Wayland wellness effort aimed at creating healthier university

January 11, 2010


PLAINVIEW – Six months ago, Ron Appling could not get his college class ring onto his finger. And his wedding ring seemed to be permanently melded to his left hand.

              Today, both slip on and off easily as Appling continues to shed weight he started losing in August 2009 as his employer, Wayland Baptist University, officially kicked off its Wayland Wellness efforts.

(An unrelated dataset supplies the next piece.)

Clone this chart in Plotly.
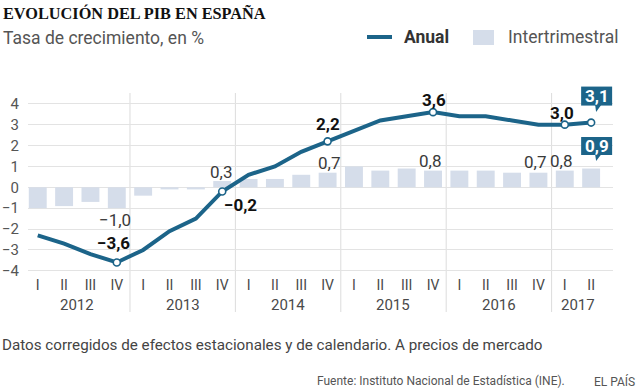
import plotly.graph_objects as go

# ---------------- data ----------------
quarters = ["I", "II", "III", "IV"] * 5 + ["I", "II"]
years = ["2012", "2013", "2014", "2015", "2016", "2017"]
anual = [-2.3, -2.7, -3.2, -3.6, -3.0, -2.1, -1.5, -0.2,
         0.6, 1.0, 1.7, 2.2, 2.7, 3.2, 3.4, 3.6,
         3.4, 3.4, 3.2, 3.0, 3.0, 3.1]
intertrimestral = [-1.0, -0.9, -0.7, -1.0, -0.4, -0.1, -0.1, 0.3,
                   0.4, 0.4, 0.6, 0.7, 1.0, 0.8, 0.9, 0.8,
                   0.8, 0.8, 0.7, 0.7, 0.8, 0.9]
anual_marked = [3, 7, 11, 15, 20, 21]

xs = list(range(len(quarters)))

# ---------------- layout helpers ----------------
W, H = 640, 390
L, R, T, B = 28, 27, 85, 115
pw, ph = W - L - R, H - T - B


def pxx(xp):
    return (xp - L) / pw


def pxy(yp):
    return (H - B - yp) / ph


def fmt(v):
    s = f"{abs(v):.1f}".replace(".", ",")
    return ("\u2212" if v < 0 else "") + s


LINE = "#1c6489"
BAR = "#d5ddea"
GRID = "#e3e3e3"
TXT = "#4a4a4a"
FONT = "Roboto"

fig = go.Figure()

fig.add_trace(go.Bar(x=xs, y=intertrimestral, marker=dict(color=BAR, line=dict(width=0)),
                     width=0.68, showlegend=False, hoverinfo="skip"))
fig.add_trace(go.Scatter(x=xs, y=anual, mode="lines", line=dict(color=LINE, width=4),
                         showlegend=False, hoverinfo="skip"))
fig.add_trace(go.Scatter(x=[xs[i] for i in anual_marked], y=[anual[i] for i in anual_marked],
                         mode="markers",
                         marker=dict(color="white", size=7, line=dict(color=LINE, width=1.6)),
                         showlegend=False, hoverinfo="skip"))

ann = []
shapes = []

# year separators
for k in range(1, len(years)):
    xv = 4 * k - 0.5
    shapes.append(dict(type="line", xref="x", yref="paper", x0=xv, x1=xv,
                       y0=pxy(312), y1=pxy(93), line=dict(color="#dcdcdc", width=1), layer="below"))

# year labels
for k, yr in enumerate(years):
    n = min(4, len(quarters) - 4 * k)
    ann.append(dict(x=4 * k + (n - 1) / 2, y=pxy(305), xref="x", yref="paper", text=yr,
                    showarrow=False, font=dict(family=FONT, size=15, color=TXT),
                    xanchor="center", yanchor="middle"))

# annual line labels (bold)
line_shift = {3: (-3, 19), 7: (18, -14), 11: (0, 17), 15: (1, 12), 20: (-3, 12)}
for i, (dx, dy) in line_shift.items():
    ann.append(dict(x=xs[i], y=anual[i], text="<b>" + fmt(anual[i]) + "</b>", showarrow=False,
                    xshift=dx, yshift=dy, xanchor="center", yanchor="middle",
                    font=dict(family=FONT, size=17, color="#111111")))

# bar labels (regular)
bar_shift = {3: (-2, -12), 7: (-1, 9), 11: (1, 9.5), 15: (-3, 10), 19: (-3.5, 11), 20: (-3.5, 10)}
for i, (dx, dy) in bar_shift.items():
    ann.append(dict(x=xs[i], y=intertrimestral[i], text=fmt(intertrimestral[i]), showarrow=False,
                    xshift=dx, yshift=dy, xanchor="center", yanchor="middle",
                    font=dict(family=FONT, size=17, color="#3a3a3a")))

# callouts for last quarter
last = len(xs) - 1
for yv, top, bot, tip in [(anual[last], 36, 17, 10.5), (intertrimestral[last], 31.5, 13.5, 7.5)]:
    shapes.append(dict(type="rect", xref="x", yref="y", xsizemode="pixel", ysizemode="pixel",
                       xanchor=xs[last], yanchor=yv, x0=-10, x1=21, y0=bot, y1=top,
                       fillcolor=LINE, line=dict(width=0)))
    shapes.append(dict(type="path", xref="x", yref="y", xsizemode="pixel", ysizemode="pixel",
                       xanchor=xs[last], yanchor=yv,
                       path=f"M 4 {bot+0.5} L 10 {bot+0.5} L 5 {tip} Z",
                       fillcolor=LINE, line=dict(width=0)))
    ann.append(dict(x=xs[last], y=yv, text="<b>" + fmt(yv) + "</b>", showarrow=False,
                    xshift=5.5, yshift=(top + bot) / 2, xanchor="center", yanchor="middle",
                    font=dict(family=FONT, size=17, color="white")))

# title & subtitle
ann.append(dict(x=pxx(1), y=pxy(14), xref="paper", yref="paper", xanchor="left", yanchor="middle",
                text="<b>EVOLUCIÓN DEL PIB EN ESPAÑA</b>", showarrow=False,
                font=dict(family="Liberation Serif", size=16.3, color="#111111")))
ann.append(dict(x=pxx(1), y=pxy(38), xref="paper", yref="paper", xanchor="left", yanchor="middle",
                text="Tasa de crecimiento, en %", showarrow=False,
                font=dict(family=FONT, size=17.5, color="#555555")))

# legend (manual)
shapes.append(dict(type="line", xref="paper", yref="paper", x0=pxx(367), x1=pxx(392),
                   y0=pxy(37), y1=pxy(37), line=dict(color=LINE, width=4)))
ann.append(dict(x=pxx(402), y=pxy(37), xref="paper", yref="paper", xanchor="left", yanchor="middle",
                text="<b>Anual</b>", showarrow=False, font=dict(family=FONT, size=17.5, color="#333333")))
shapes.append(dict(type="rect", xref="paper", yref="paper", x0=pxx(473), x1=pxx(494),
                   y0=pxy(45), y1=pxy(30), fillcolor=BAR, line=dict(width=0)))
ann.append(dict(x=pxx(506), y=pxy(37), xref="paper", yref="paper", xanchor="left", yanchor="middle",
                text="Intertrimestral", showarrow=False, font=dict(family=FONT, size=17.5, color="#555555")))

# footer
ann.append(dict(x=pxx(0), y=pxy(345), xref="paper", yref="paper", xanchor="left", yanchor="middle",
                text="Datos corregidos de efectos estacionales y de calendario. A precios de mercado",
                showarrow=False, font=dict(family=FONT, size=15.2, color="#444444")))
ann.append(dict(x=pxx(315), y=pxy(381), xref="paper", yref="paper", xanchor="left", yanchor="middle",
                text="Fuente: Instituto Nacional de Estadística (INE).", showarrow=False,
                font=dict(family=FONT, size=12, color="#555555")))
ann.append(dict(x=pxx(637), y=pxy(381), xref="paper", yref="paper", xanchor="right", yanchor="middle",
                text="EL PAÍS", showarrow=False, font=dict(family=FONT, size=12, color="#555555")))

fig.update_layout(
    width=W, height=H,
    margin=dict(l=L, r=R, t=T, b=B),
    paper_bgcolor="white", plot_bgcolor="white",
    bargap=0.3,
    annotations=ann, shapes=shapes,
    xaxis=dict(range=[-0.37, 21.83], tickvals=xs, ticktext=quarters, showgrid=False,
               zeroline=False, showline=False, ticks="", automargin=False,
               tickfont=dict(family=FONT, size=14, color=TXT)),
    yaxis=dict(range=[-4.2, 4.9], tickvals=list(range(-4, 5)), showgrid=True, gridcolor=GRID,
               gridwidth=1, zeroline=False, showline=False, ticks="", ticklabelstandoff=8,
               automargin=False,
               tickfont=dict(family=FONT, size=15, color="#555555")),
)

fig.write_html("out.html", config={"displayModeBar": False},
               post_script="document.body.style.margin='0';")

              As human resources director at WBU, Appling had the task of building a wellness plan from the ground up, unveiling the plan to employees and answering the barrage of questions that come with implementing such a program. While the process has been challenging at times – especially with Wayland’s unique system of 13 campuses spread across several states – the benefits are beginning to show, and not just around Appling’s waistline.

Ron Appling

              “Our goal is to eventually have 80 percent of our employees participating, and so far in Plainview and Lubbock, where we’ve started the program, we have about 70 percent,” said Appling, who started the wellness journey with wife Deanna in August and is 40 pounds leaner himself. “Our main objective is to keep the healthy people healthy, get the critical people to moderately healthy and the moderately healthy to more healthy.”

              The reason for the kickoff was simple: skyrocketing health care costs and rising insurance claims by university employees meant premiums on group insurance were following the same trend. Employees began having to pay a part of their own premiums in July – previously those were paid in full by Wayland – and university officials feared the pattern was only going to get worse.

              Coupled with concern for their employees’ health and wellbeing in general, Appling said executive vice president and provost Dr. Bobby Hall said it was time Wayland investigated other measures to improve the health of its employees for their own good and to combat fiscal concerns to both workers and the university. A wellness program was the logical next step.

              The trend is not unique to Wayland, as companies of all sizes nationwide are finding health care more and more costly and hard to provide at reasonable rates to their employees. While still a relatively new concept for many, wellness plans are becoming more common as businesses try to protect their most precious asset – their people – and their dollars.

              “Like most organizations today, Wayland has experienced dramatic increases in health care costs. While we continually look for ways to better manage those costs while preserving quality health care benefits, it became apparent that we also needed to develop a Wellness Program,” Hall said. “The program is designed to provide resources to assist employees in improving their own health, which will benefit both the employee and, ultimately, the institution.”

              Appling noted that the health issues facing Wayland employees were not unique to the university but were byproducts of the changes in society, which is largely less active on the job, more sedentary at home and more dependent on eating out and processed foods.

              To get the wellness effort underway, Appling first contacted Wayland’s benefits consultant, who directed them to a third party who implements wellness programs. The university already offered annual screenings to employees on-site, where basic biometrics were gathered and a variety of blood tests run to target any possible lurking health concerns. That spring effort was moved to September and the HR office pushed heavily for all employees to participate.

              The next step was to have a Web site set up where employees can log in, enter their information and have a health risk assessment completed. The assessment then makes suggestions for improvement and offers reading materials and hints for folks to improve their health and wellness. Employees can set up an action plan for improved eating or exercising and log their progress daily.

              Knowing that many employees might be starting from square one on a workout routine, Appling and the group developed a walking initiative to get employees started on something simple for most people to begin. Paired with the new Laney Center indoor walking track, the program was easy to implement. For those who prefer other types of exercise to keep on track, the Web site allows for a conversion from minutes of exercise or sports activities into “foot miles” and keeps track of how far employees have walked over time.

              Other aspects included bringing a Weight Watchers group meeting to the campus once each week for the convenience of employees who needed that assistance. Also, Appling enlisted the campus’ certified personal trainers – one a new faculty member and two staff members – to guide employees who desired a more personal approach to designing their fitness plan.

              While not everyone needs outside motivation to get fit, Appling said incentives definitely work with the majority of employees, so he set out to determine a plan to reward folks for their progress. Milestones were set up according to the distance to each of Wayland’s campuses – starting with Lubbock at 45 miles and ending in Hawaii – with certain prizes available at each milestone.

              From a cost standpoint, Appling said the old adage “it takes money to make money” could apply to wellness as well. The financial benefit to the university will not be immediately seen.

              “It’s not a cheap project at first, so you have to trust that you’ll recoup that cost over the coming years in claims savings,” he said.

              The program has seen its successes so far and Wayland believes it will continue to benefit the university in various ways. Appling said while year one will close out with some leaner, healthier employees, in the long term Wayland may never know what the benefit impact is to its people.

              “We don’t know what significant health problems the wellness program may have prevented for people; that’s the key,” Appling said. “What if the program saves somebody’s life because they had no idea about some condition they had?”